In the past, patient care and therapy for Type 1 Gaucher disease was only aimed at managing or relieving symptoms. Treatments included various pain reduction therapies, blood transfusions, orthopedic surgery for bones and joints, and possible splenectomy (removal of spleen).
Although many of these measures still have a place in the management of Type 1 Gaucher disease, the focus of disease management shifted in the early 1990s with the advent of disease-specific therapy. There are two major approaches to disease-specific therapies for Type 1 Gaucher disease: enzyme replacement therapy and substrate reduction therapy.
These therapeutic approaches are also used in other lysosomal storage diseases and the descriptions below are intended to give you a general overview of these approaches. You should discuss any specific treatment option with your physician.
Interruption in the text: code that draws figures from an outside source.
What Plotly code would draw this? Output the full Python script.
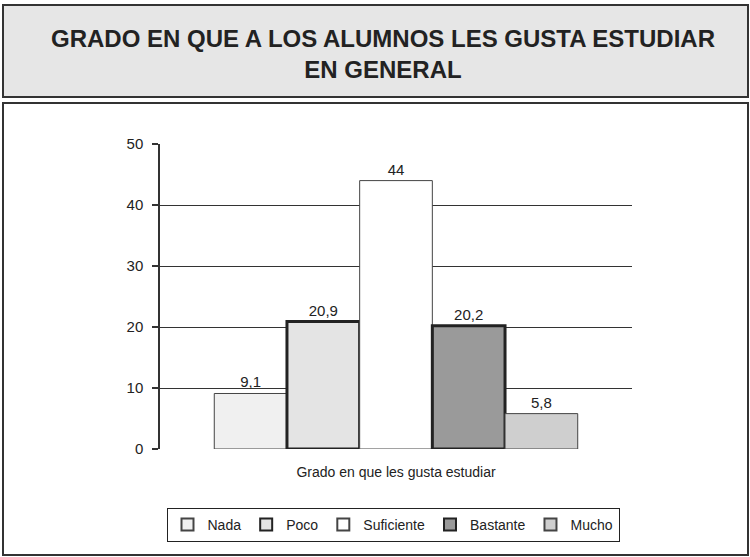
import plotly.graph_objects as go

categories = ["Grado en que les gusta estudiar"]
series_names = ["Nada", "Poco", "Suficiente", "Bastante", "Mucho"]
series_values = [9.1, 20.9, 44, 20.2, 5.8]
series_colors = ["#f0f0f0", "#e4e4e4", "#ffffff", "#9a9a9a", "#cfcfcf"]
series_line_colors = ["#444444", "#222222", "#444444", "#222222", "#444444"]
series_line_widths = [1, 3, 1, 3, 1]
y_ticks = [0, 10, 20, 30, 40, 50]

W, H = 750, 557
L, R, T, B = 160, 118, 144, 108
pw, ph = W - L - R, H - T - B

def px(x):
    return (x - L) / pw

def py(y):
    return (H - B - y) / ph

fig = go.Figure()
for name, v, c, lc, lw in zip(series_names, series_values, series_colors, series_line_colors, series_line_widths):
    fig.add_trace(go.Bar(
        name=name, x=[""], y=[v],
        marker=dict(color=c, line=dict(color=lc, width=lw)),
        text=[("%g" % v).replace(".", ",")], textposition="outside",
        textfont=dict(size=15, color="#222"), cliponaxis=False,
    ))

font = "Liberation Sans, Arial, sans-serif"
fig.update_layout(
    width=W, height=H, margin=dict(l=L, r=R, t=T, b=B, autoexpand=False),
    paper_bgcolor="white", plot_bgcolor="white",
    font=dict(family=font, size=14, color="#222"),
    barmode="group", bargap=0.23, bargroupgap=0,
    showlegend=True,
    legend=dict(orientation="h", x=px(393), xanchor="center", y=py(525), yanchor="middle",
                bordercolor="#222", borderwidth=1, font=dict(size=14),
                itemsizing="constant", traceorder="normal", itemwidth=30),
    xaxis=dict(showticklabels=False, showline=False, showgrid=False, ticks="", automargin=False,
               title=dict(text=categories[0], font=dict(size=14), standoff=18)),
    yaxis=dict(range=[0, 50], tickvals=y_ticks, showline=True, linecolor="#333", linewidth=1.5,
               showgrid=True, gridcolor="#333", gridwidth=1, ticks="outside", ticklen=6,
               tickwidth=1.5, ticklabelstandoff=6,
               tickcolor="#333", tickfont=dict(size=15), zeroline=False, automargin=False),
)

shapes = [
    dict(type="rect", xref="paper", yref="paper", x0=px(3), x1=px(748), y0=py(5), y1=py(97),
         fillcolor="#e6e6e6", line=dict(color="#333", width=2), layer="below"),
    dict(type="rect", xref="paper", yref="paper", x0=px(3), x1=px(748), y0=py(103), y1=py(555),
         fillcolor="rgba(0,0,0,0)", line=dict(color="#333", width=2), layer="below"),
]
fig.update_layout(shapes=shapes)
fig.add_annotation(xref="paper", yref="paper", x=px(383), y=py(54), showarrow=False,
                   yanchor="middle", xanchor="center",
                   text="<b>GRADO EN QUE A LOS ALUMNOS LES GUSTA ESTUDIAR<br>EN GENERAL</b>",
                   font=dict(family=font, size=24, color="#222"), align="center")

fig.write_html("out.html", config={"displayModeBar": False},
               post_script="document.body.style.margin='0';document.body.style.overflow='hidden';")
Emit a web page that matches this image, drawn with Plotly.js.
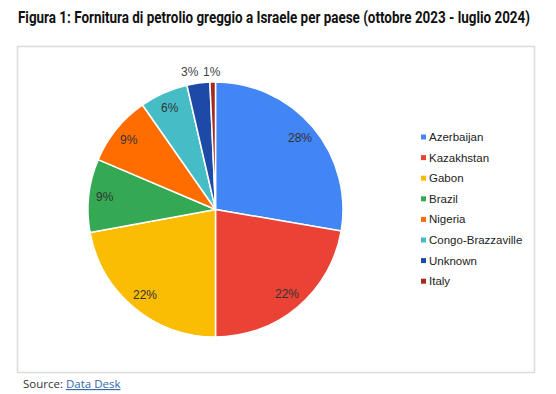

Enzyme replacement therapy (ERT)
The goal of ERT is to provide the appropriate amount of enzyme to allow waste material to be processed. Thus, enzyme replacement therapy works by supplementing or replacing the Gaucher patient’s missing or deficient enzyme. With ERT, smaller components of waste can be removed from cells by natural processes. However, ERT does not currently address conditions or symptoms related to the central nervous system of Types 2 and 3 Gaucher disease.
Substrate reduction therapy (SRT)
The goal of SRT is to minimize the amount of production and accumulation of waste material, or substrate, within cells. Thus, substrate reduction therapy (SRT) works by reducing the amount of waste that a cell makes. This means that even though patients are deficient in an enzyme that breaks down waste, with SRT, the enzyme they do have is better able to prevent waste from accumulating inside cells. SRT is for Type 1 Gaucher patients for whom ERT is not an option.
Symptom Management and Ongoing Care
Gaucher patients generally undergo a variety of types of medical care. Often a specialist in genetic diseases will oversee a patient's care to monitor disease progression and lead medical decisions. Because Gaucher disease affects multiple parts of the body, patients frequently see multiple doctors specializing in different areas. Treatment options include various pain reduction therapies, blood transfusions, orthopedic surgery for bones and joints, and, rarely, splenectomy, or removal of the spleen.
It's also important to consider the mental and emotional impact that Gaucher disease can place on patients and their families. Professional counseling can help patients better manage the difficulties of their disease and the lifestyle changes that may be required.